It's time for another readalong! I thought I'd give you some advance notice to see if you want to join Lizzy Siddal and me as we read The Slaves of Solitude by Patrick Hamilton - I spotted that she had recently got it, and I've been meaning to read it for a month or two: it seemed a good idea to read it together. We plan to post our thoughts sometime in the first week of June, or thereabouts - but I am already about a third of the way through it, and it is *brilliant*.
Putting my most persuasive face on, I'll just say that it's a 1940s novel about Miss Roach, bombed out of her London house and forced to live in an unpleasant boarding house in Thames Lockdon.
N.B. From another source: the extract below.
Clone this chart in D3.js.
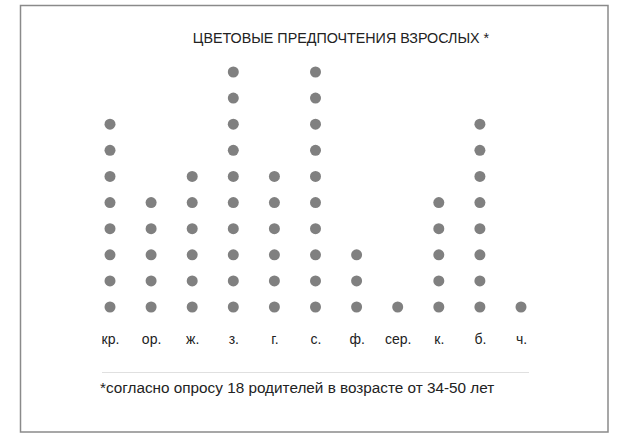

The prose is exquisite, and Hamilton's precision is incredible. Somehow it is both bleak and incredibly funny. Here's an excerpt to draw you in....
As she let herself in by the front door she could in the same way see the Rosamund Tea Rooms - the somewhat narrow, three-storied, red-brick house, wedged in between a half-hearted toy-shop on one side, and an antique-shop on the other. She saw its bow-window on the ground floor, jutting out obtrusively on to the pavement; and above this, beneath the first-floor windows, the oblong black wooden board with faded gilt letters running its length - "The Rosamund Tea Rooms". But now, since the war, it was the Rosamund Tea Rooms no more - merely, if anything, "Mrs. Payne's". Mrs. Payne would have taken the sign down had not the golden letters been far too blistered and faded for anyone in his right mind to imagine that if he entered he would be likely to get tea. All the same, a few stray people in summer, probably driven slightly mad by the heat, did still enter with that idea in mind, and quietly had their error made clear to them.
I love it. I think it was the word 'half-hearted' that made me realise I'd love Hamilton - so few authors would have chosen that word, there, and it conjures up such an image.
Right! If that has spurred you on, grab a copy and get readin' any time between now and June. No strict time span or anything - but I think this could definitely be a gem.